How do we convert electricity to thrust? The OP had the idea of separating the hydrogen and oxygen by electrolysis and piping the result into a combustion chamber. If we burn one kg of hydrogen, we will need 16 kg of oxygen and produce 286 kJ of energy. For 286 kJ, we need 17 kg of water.

For 22.6 TJ of energy, we are going to need:

$ \frac{23.6 \times 10^{12} J}{286\times 10^3 J/kg} \times 17 kg = 1.4 \times 10^9 kg H_2O $

Wup, That puts us over with weight since I was assuming something similar to the original Apollo. ("You're going to need a bigger [rocket]")

Let's say that instead, we ionize the water (maybe using a Mr. Ion unit) and use a linear magnetic field motor to propel it out the exhaust. Because we are working with advanced technologies (aka, science fiction), we can say we will accelerate the ions to 20 km/second. If we push 1kg of water per second out the exhaust at 20km/sec, we will get 20,000 N of thrust. The bad news is kinetic energy goes up the the square of velocity so:

$E=\frac{1}{2} \times M \times V^2 $

for 1 kg at 20,000 m/s that would be:

$E=\frac{1}{2} \times 1 kg \times {20,000}^2 = 200 \times 10^6$ joules and that's every second so we'd need $200\times 10^6$ watts for 20,000 N of thrust. We were talking about needing a max of $33.4 \times 10^6 $ newtons so some quick arithmetic shows

$33.4\times 10^6 N \times \frac{200\times 10^6 W}{20,000N} = 3.34\times 10^9 $ watts

we will need 3.34 gigawatts.

I forgot to mention, that would require 1.67E3 kg of water every second. For the 150 second initial burn, we'd need $150 sec \times 1.67\times 10^3 = 243 \times 10^3 kg $ of water, 1/4 million tonnes. Compare that to the 2.8 thousand tonnes of the Saturn V.

I typed this up and now I'm thinking about it, I must have missed something. The energy is effectively free with the electric rocket, all we need to lift off is the water we need for reaction mass. With the Saturn V, the energy to propel the reaction mass came from combusting the mass itself.

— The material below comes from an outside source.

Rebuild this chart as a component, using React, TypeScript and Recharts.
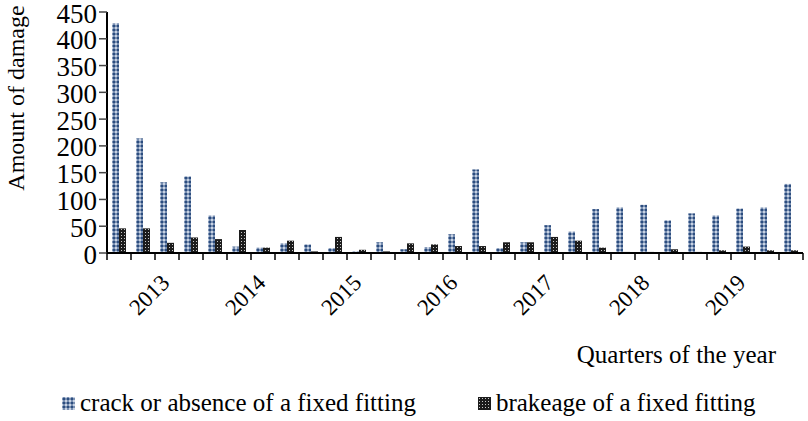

There it is, if I accidentally turned grams to kilograms without noticing, sorry. Please feel free to tell me how wrong I am. I have been wrong before. See here. I was corrected by @Pyrotechnical but I never corrected my answer.

Answer 3

To add just a bit to user1683793's excellent analysis:

Real-world hydrolysis of water to obtain for example combustible rocket fuel is a notoriously inefficient (lossy) process, which requires a lot of extra power input to do the molecule splitting work than the process of combusting the resulting gases will give back.

This so-called overvoltage problem places severe limits on the viability of electrolytically producing hydrogen as a carbon-free replacement for fossil fuels.